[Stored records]
———
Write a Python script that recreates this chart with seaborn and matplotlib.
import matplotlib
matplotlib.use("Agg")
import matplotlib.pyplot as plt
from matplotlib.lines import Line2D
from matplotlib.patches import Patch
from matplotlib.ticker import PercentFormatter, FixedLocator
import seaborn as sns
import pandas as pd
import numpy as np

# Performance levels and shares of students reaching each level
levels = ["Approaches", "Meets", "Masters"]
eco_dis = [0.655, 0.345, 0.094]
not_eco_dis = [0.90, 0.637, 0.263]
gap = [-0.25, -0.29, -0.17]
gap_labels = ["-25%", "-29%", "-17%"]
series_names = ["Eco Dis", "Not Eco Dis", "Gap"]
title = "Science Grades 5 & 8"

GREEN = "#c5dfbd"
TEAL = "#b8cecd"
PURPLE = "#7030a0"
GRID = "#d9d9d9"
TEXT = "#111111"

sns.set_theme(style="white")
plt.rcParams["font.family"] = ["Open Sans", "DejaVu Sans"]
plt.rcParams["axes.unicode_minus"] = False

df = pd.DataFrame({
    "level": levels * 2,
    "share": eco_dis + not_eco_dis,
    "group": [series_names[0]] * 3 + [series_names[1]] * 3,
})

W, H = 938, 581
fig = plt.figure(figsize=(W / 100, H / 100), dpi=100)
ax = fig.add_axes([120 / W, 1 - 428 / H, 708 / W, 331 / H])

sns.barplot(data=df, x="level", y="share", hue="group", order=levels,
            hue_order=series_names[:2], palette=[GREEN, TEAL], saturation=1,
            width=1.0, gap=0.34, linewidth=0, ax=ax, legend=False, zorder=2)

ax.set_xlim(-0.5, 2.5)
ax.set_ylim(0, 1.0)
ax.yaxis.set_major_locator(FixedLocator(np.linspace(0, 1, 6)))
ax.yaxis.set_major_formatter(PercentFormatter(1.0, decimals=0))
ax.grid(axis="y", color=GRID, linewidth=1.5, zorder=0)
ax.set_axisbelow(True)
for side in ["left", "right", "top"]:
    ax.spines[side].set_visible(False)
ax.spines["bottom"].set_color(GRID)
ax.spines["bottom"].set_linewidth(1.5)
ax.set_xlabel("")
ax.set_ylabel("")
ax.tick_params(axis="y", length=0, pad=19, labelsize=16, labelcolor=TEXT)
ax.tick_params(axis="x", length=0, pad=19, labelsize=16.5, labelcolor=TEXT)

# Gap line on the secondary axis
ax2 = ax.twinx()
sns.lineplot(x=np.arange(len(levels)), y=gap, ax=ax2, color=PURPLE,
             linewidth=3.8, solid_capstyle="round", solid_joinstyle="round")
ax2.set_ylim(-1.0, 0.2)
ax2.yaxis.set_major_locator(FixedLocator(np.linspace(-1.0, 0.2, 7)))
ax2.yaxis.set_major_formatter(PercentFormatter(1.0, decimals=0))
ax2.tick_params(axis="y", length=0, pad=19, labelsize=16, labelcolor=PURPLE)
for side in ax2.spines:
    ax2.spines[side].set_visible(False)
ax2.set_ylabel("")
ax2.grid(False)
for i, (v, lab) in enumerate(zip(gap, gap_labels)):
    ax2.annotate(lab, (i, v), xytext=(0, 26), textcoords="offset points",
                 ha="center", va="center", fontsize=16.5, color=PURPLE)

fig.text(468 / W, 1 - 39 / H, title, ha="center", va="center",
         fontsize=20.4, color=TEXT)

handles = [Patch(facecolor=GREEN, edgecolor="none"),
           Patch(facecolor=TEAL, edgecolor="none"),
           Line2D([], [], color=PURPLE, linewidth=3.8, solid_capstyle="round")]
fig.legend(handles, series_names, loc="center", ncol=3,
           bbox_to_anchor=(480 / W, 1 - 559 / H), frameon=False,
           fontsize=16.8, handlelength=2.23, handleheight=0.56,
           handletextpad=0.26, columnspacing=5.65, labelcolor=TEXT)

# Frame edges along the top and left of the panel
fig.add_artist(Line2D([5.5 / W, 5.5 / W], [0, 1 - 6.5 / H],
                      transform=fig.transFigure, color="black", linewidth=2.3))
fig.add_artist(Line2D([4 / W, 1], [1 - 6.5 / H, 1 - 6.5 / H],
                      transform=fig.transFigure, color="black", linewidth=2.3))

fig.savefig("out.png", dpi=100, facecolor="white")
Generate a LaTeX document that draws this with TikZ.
———
#### [Given exercise]
Transcribe the whole listing with nothing added or left out.

#### [Result of this exercise]
Write a Python script that recreates this chart with seaborn and matplotlib.
import matplotlib
matplotlib.use("Agg")
import matplotlib.pyplot as plt
from matplotlib.lines import Line2D
from matplotlib.patches import Patch
from matplotlib.ticker import PercentFormatter, FixedLocator
import seaborn as sns
import pandas as pd
import numpy as np

# Performance levels and shares of students reaching each level
levels = ["Approaches", "Meets", "Masters"]
eco_dis = [0.655, 0.345, 0.094]
not_eco_dis = [0.90, 0.637, 0.263]
gap = [-0.25, -0.29, -0.17]
gap_labels = ["-25%", "-29%", "-17%"]
series_names = ["Eco Dis", "Not Eco Dis", "Gap"]
title = "Science Grades 5 & 8"

GREEN = "#c5dfbd"
TEAL = "#b8cecd"
PURPLE = "#7030a0"
GRID = "#d9d9d9"
TEXT = "#111111"

sns.set_theme(style="white")
plt.rcParams["font.family"] = ["Open Sans", "DejaVu Sans"]
plt.rcParams["axes.unicode_minus"] = False

df = pd.DataFrame({
    "level": levels * 2,
    "share": eco_dis + not_eco_dis,
    "group": [series_names[0]] * 3 + [series_names[1]] * 3,
})

W, H = 938, 581
fig = plt.figure(figsize=(W / 100, H / 100), dpi=100)
ax = fig.add_axes([120 / W, 1 - 428 / H, 708 / W, 331 / H])

sns.barplot(data=df, x="level", y="share", hue="group", order=levels,
            hue_order=series_names[:2], palette=[GREEN, TEAL], saturation=1,
            width=1.0, gap=0.34, linewidth=0, ax=ax, legend=False, zorder=2)

ax.set_xlim(-0.5, 2.5)
ax.set_ylim(0, 1.0)
ax.yaxis.set_major_locator(FixedLocator(np.linspace(0, 1, 6)))
ax.yaxis.set_major_formatter(PercentFormatter(1.0, decimals=0))
ax.grid(axis="y", color=GRID, linewidth=1.5, zorder=0)
ax.set_axisbelow(True)
for side in ["left", "right", "top"]:
    ax.spines[side].set_visible(False)
ax.spines["bottom"].set_color(GRID)
ax.spines["bottom"].set_linewidth(1.5)
ax.set_xlabel("")
ax.set_ylabel("")
ax.tick_params(axis="y", length=0, pad=19, labelsize=16, labelcolor=TEXT)
ax.tick_params(axis="x", length=0, pad=19, labelsize=16.5, labelcolor=TEXT)

# Gap line on the secondary axis
ax2 = ax.twinx()
sns.lineplot(x=np.arange(len(levels)), y=gap, ax=ax2, color=PURPLE,
             linewidth=3.8, solid_capstyle="round", solid_joinstyle="round")
ax2.set_ylim(-1.0, 0.2)
ax2.yaxis.set_major_locator(FixedLocator(np.linspace(-1.0, 0.2, 7)))
ax2.yaxis.set_major_formatter(PercentFormatter(1.0, decimals=0))
ax2.tick_params(axis="y", length=0, pad=19, labelsize=16, labelcolor=PURPLE)
for side in ax2.spines:
    ax2.spines[side].set_visible(False)
ax2.set_ylabel("")
ax2.grid(False)
for i, (v, lab) in enumerate(zip(gap, gap_labels)):
    ax2.annotate(lab, (i, v), xytext=(0, 26), textcoords="offset points",
                 ha="center", va="center", fontsize=16.5, color=PURPLE)

fig.text(468 / W, 1 - 39 / H, title, ha="center", va="center",
         fontsize=20.4, color=TEXT)

handles = [Patch(facecolor=GREEN, edgecolor="none"),
           Patch(facecolor=TEAL, edgecolor="none"),
           Line2D([], [], color=PURPLE, linewidth=3.8, solid_capstyle="round")]
fig.legend(handles, series_names, loc="center", ncol=3,
           bbox_to_anchor=(480 / W, 1 - 559 / H), frameon=False,
           fontsize=16.8, handlelength=2.23, handleheight=0.56,
           handletextpad=0.26, columnspacing=5.65, labelcolor=TEXT)

# Frame edges along the top and left of the panel
fig.add_artist(Line2D([5.5 / W, 5.5 / W], [0, 1 - 6.5 / H],
                      transform=fig.transFigure, color="black", linewidth=2.3))
fig.add_artist(Line2D([4 / W, 1], [1 - 6.5 / H, 1 - 6.5 / H],
                      transform=fig.transFigure, color="black", linewidth=2.3))

fig.savefig("out.png", dpi=100, facecolor="white")
Generate a LaTeX document that draws this with TikZ.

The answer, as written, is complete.